Fayemi restated the call for devolution of power, which he described as an idea whose time has come.

He said he had suggested that the number of items on the exclusive list in the constitution should be devolved to states and local authorities.

“In matters of economic development, we may need to begin to look at other ways of managing diversity and difference in our country and that devolution of power is an idea whose time has come,” he stated.

According to him, Nigeria is the only federal state in the world that has a unitary policing system just as he called for multi-level policing system to complement the extant federal policing structure.

On COVID-19, he decried the low turnout due to vaccine hesitancy, adding that the state still has a chunk of the over 52,000 doses of vaccine allocated to it.

He stated that from the data available to him, the AstraZeneca vaccine, which is available to Nigeria, is safe.

“As for the governors’ forum influencing or directing governors to align, I am sure you know that the governors’ forum is a voluntary association. Yes, we have mechanisms, moral suasion, appeals, and peer learning to ensure that we do the right thing and uphold the constitution to which we have sworn.

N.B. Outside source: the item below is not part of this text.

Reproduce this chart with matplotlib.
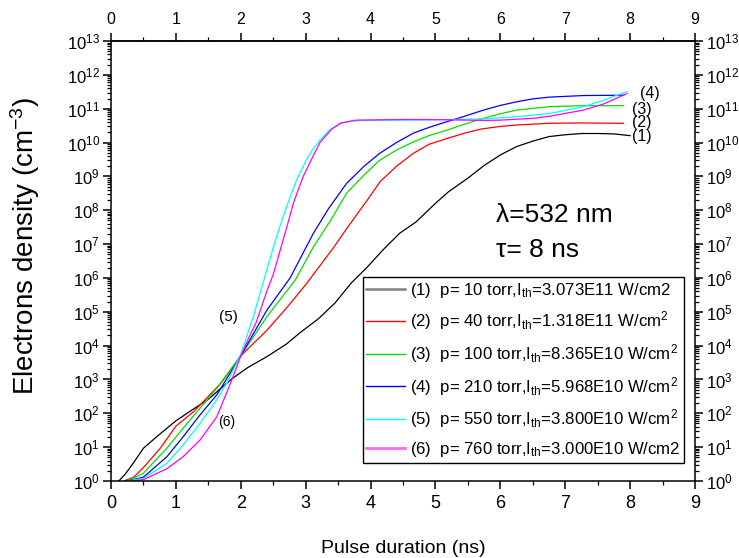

“Ultimately, governors are individuals and they have human rights and if they choose not to take the vaccine, it’s all within their rights not to do so. But as a leader, you have a burden to ensure we do not put our people in the harm’s way,” he said.

On minimum wage, he said there was no way the governor of Ekiti State should be earning the same salary as his colleagues in Rivers and Lagos, stressing that the same condition exists even in the United States.

On the planned APC national convention, Fayemi said he was optimistic that after the revalidation of membership, there would be ward, local government and state congresses, which will take place immediately after the Ramadan, and eventually leading to the national convention, probably in June.